9. His Fall has Serious Implications for Those Around Him

WeWork’s biggest investor is Softbank, whose owner, Masayoshi Son, made a reputation as the “Warren Buffet of Japan” after handing $20m to Jack Ma and seeing his stake rise to $50bn when Ma took Alibaba public in 2014.

Son has bet big on WeWork, and just 12 months ago raised his stake. In total, he has plunged $11bn into the company.

All of this — particularly Son’s connections to ousting Neumann, someone he reportedly told should be ‘more crazy’ — have called the investor’s judgement into doubt. Did he fundamentally misread the purpose of the business? Was he not paying attention to the way the business was working? Did he tolerate too much?

Similarly, New York Post notes that Neumann’s dramatic downfall has implications for JP Morgan CEO Jamie Dimon, who helped Neumann with almost $100m in loans via a personal line of credit — money that helped Neumann to buy buildings to leased back to WeWork, and later cash out a large chunk of his shares.

 

10. There could be more Adam Neumanns and WeWorks out there

In the wake of WeWork’s fall from grace, other office-sharing startups have been quick to distance themselves.
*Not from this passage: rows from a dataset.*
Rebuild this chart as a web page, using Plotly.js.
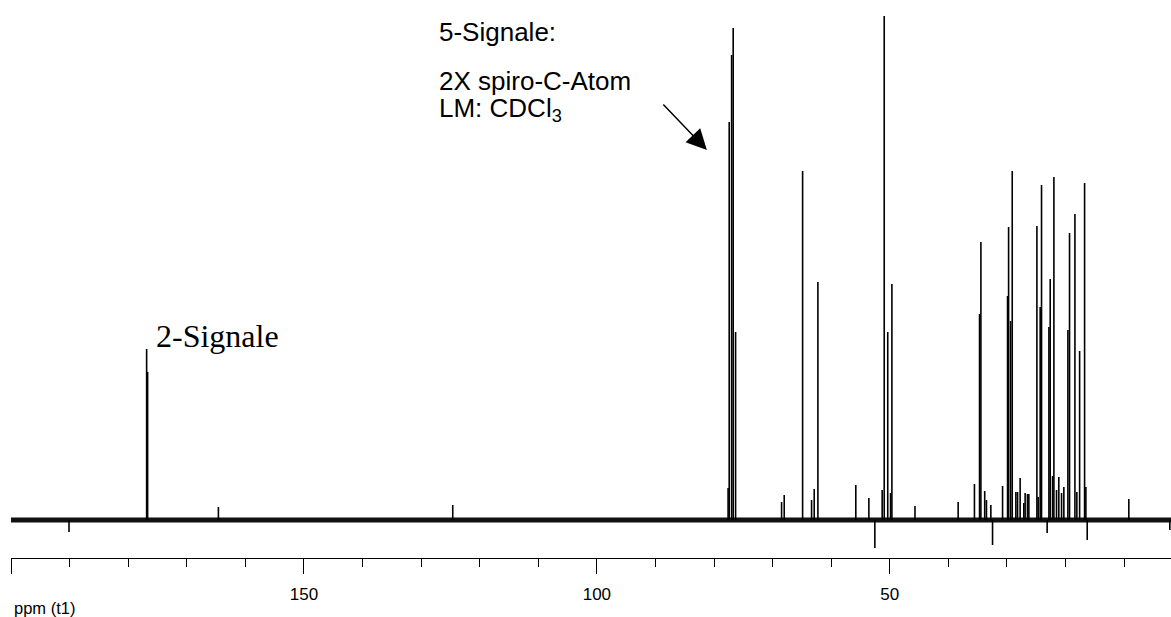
<!DOCTYPE html>
<html>
<head>
<meta charset="utf-8">
<script src="https://cdn.plot.ly/plotly-3.0.1.min.js"></script>
<style>
html,body{margin:0;padding:0;background:#ffffff;}
#chart{width:1171px;height:617px;}
</style>
</head>
<body>
<div id="chart"></div>
<script>
// 13C NMR spectrum, peak positions (ppm) and intensities (arbitrary units)
const peakPpm = [
  190.1, 176.85, 176.68, 164.6, 124.6,
  77.6, 77.41, 77.0, 76.73, 76.32,
  68.47, 68.02, 64.88, 63.35, 62.9, 62.27,
  55.8, 53.57, 52.55, 51.3, 50.95, 50.35, 49.87, 49.64, 45.7,
  38.33, 35.55, 34.68, 34.45, 33.8, 33.5, 32.75, 32.46,
  30.75, 29.9, 29.72, 29.38, 29.1, 28.48, 28.19, 27.75, 27.13, 26.9, 26.5, 26.26,
  24.89, 24.67, 24.33, 24.1, 23.14, 22.84, 22.62, 22.22, 21.99,
  21.54, 21.15, 20.68, 20.29, 19.6, 19.32, 18.4, 18.07, 17.6,
  16.75, 16.53, 16.3, 9.2, 2.2
];
const peakHeight = [
  -12, 171, 148, 13, 15,
  32, 398, 465, 492, 188,
  18, 25, 349, 20, 31, 238,
  35, 22, -28, 30, 504, 188, 27, 236, 14,
  18, 36, 206, 278, 29, 20, 15, -25,
  34, 224, 293, 199, 349, 28, 28, 42, 17, 27, 26, 26,
  294, 23, 213, 335, -13, 193, 241, 44, 343,
  30, 43, 27, 33, 190, 287, 306, 28, 169,
  337, 33, -20, 21, -10
];
const axisTickVals = [200, 150, 100, 50];
const axisTickText = ['', '150', '100', '50'];
const xRange = [200, 2];
const baselinePpm = [200, 2];
const baselineValue = [0, 0];
const axisLabel = 'ppm (t1)';
const noteLabels = ['5-Signale:', '2X spiro-C-Atom', 'LM: CDCl<sub>3</sub>'];
const leftLabel = '2-Signale';

// build stick representation through the library's own axes
const sx = [], sy = [];
for (let i = 0; i < peakPpm.length; i++) {
  sx.push(peakPpm[i], peakPpm[i], null);
  sy.push(0, peakHeight[i], null);
}

const sans = 'Liberation Sans, Arial, Helvetica, sans-serif';
const serif = 'Liberation Serif, Times New Roman, serif';

const traces = [
  {
    x: baselinePpm, y: baselineValue, type: 'scatter', mode: 'lines',
    line: {color: '#111111', width: 5}, hoverinfo: 'skip', showlegend: false
  },
  {
    x: sx, y: sy, type: 'scatter', mode: 'lines', connectgaps: false,
    line: {color: '#000000', width: 1.6}, hoverinfo: 'skip', showlegend: false
  }
];

const layout = {
  width: 1171, height: 617,
  margin: {l: 11, r: 0, t: 0, b: 59, pad: 0},
  paper_bgcolor: '#ffffff', plot_bgcolor: '#ffffff',
  showlegend: false,
  font: {family: sans, color: '#000000'},
  xaxis: {
    range: xRange, autorange: false,
    showgrid: false, zeroline: false,
    showline: true, linecolor: '#000000', linewidth: 1,
    ticks: 'outside', ticklen: 15, tickwidth: 1, tickcolor: '#000000',
    tickmode: 'array', tickvals: axisTickVals, ticktext: axisTickText,
    ticklabelstandoff: 6,
    tickfont: {family: sans, size: 17, color: '#000000'},
    minor: {tickmode: 'linear', tick0: 0, dtick: 10, ticks: 'outside', ticklen: 8, tickwidth: 1, tickcolor: '#000000', showgrid: false}
  },
  yaxis: {
    range: [-38, 520], autorange: false, visible: false,
    showgrid: false, zeroline: false
  },
  annotations: [
    {text: axisLabel, xref: 'paper', yref: 'paper', x: 0, y: -0.0896, xanchor: 'left', yanchor: 'middle', xshift: 1,
     showarrow: false, font: {family: sans, size: 16.5, color: '#000000'}},
    {text: noteLabels[0], xref: 'x', yref: 'y', x: 127.3, y: 488, xanchor: 'left', yanchor: 'middle',
     showarrow: false, font: {family: sans, size: 26, color: '#000000'}},
    {text: noteLabels[1], xref: 'x', yref: 'y', x: 127.3, y: 439, xanchor: 'left', yanchor: 'middle',
     showarrow: false, font: {family: sans, size: 26, color: '#000000'}},
    {text: noteLabels[2], xref: 'x', yref: 'y', x: 127.3, y: 411, xanchor: 'left', yanchor: 'middle',
     showarrow: false, font: {family: sans, size: 26, color: '#000000'}},
    {text: leftLabel, xref: 'x', yref: 'y', x: 175.6, y: 184, xanchor: 'left', yanchor: 'middle',
     showarrow: false, font: {family: serif, size: 32, color: '#000000'}},
    {text: '', xref: 'x', yref: 'y', x: 81.22, y: 370, showarrow: true,
     ax: -45, ay: -47, axref: 'pixel', ayref: 'pixel',
     arrowhead: 2, arrowsize: 2.7, arrowwidth: 1.5, arrowcolor: '#000000', standoff: 0}
  ]
};

Plotly.newPlot('chart', traces, layout, {staticPlot: true, displayModeBar: false});
</script>
</body>
</html>
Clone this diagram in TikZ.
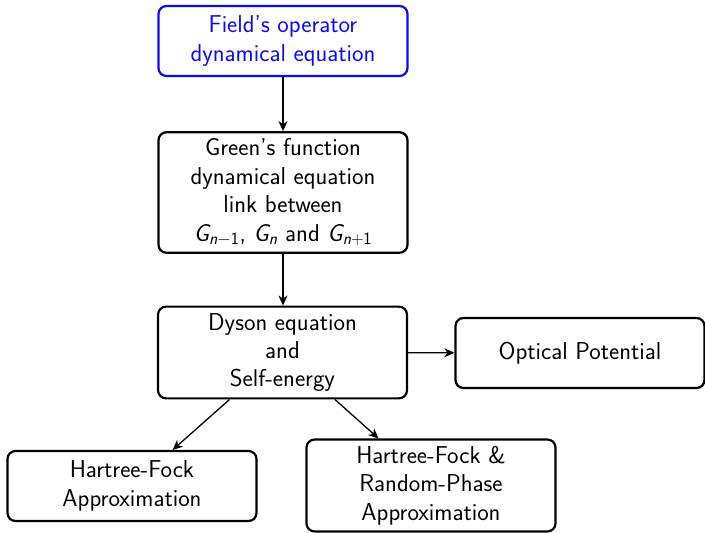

They’re big, but not quite as big as WeWork — Knotel raised $400m in a recent funding round, which was less than a quarter of WeWork’s series G funding round.

But they’re largely operating in exactly the same way. They’re looking for asset-light management deals, which is what WeWork was doing. They work with short-term company leases and long-term building leases.

Some have managed to make the model work so far and turn a profit. But how long before they’re falling into exactly the same pitfalls?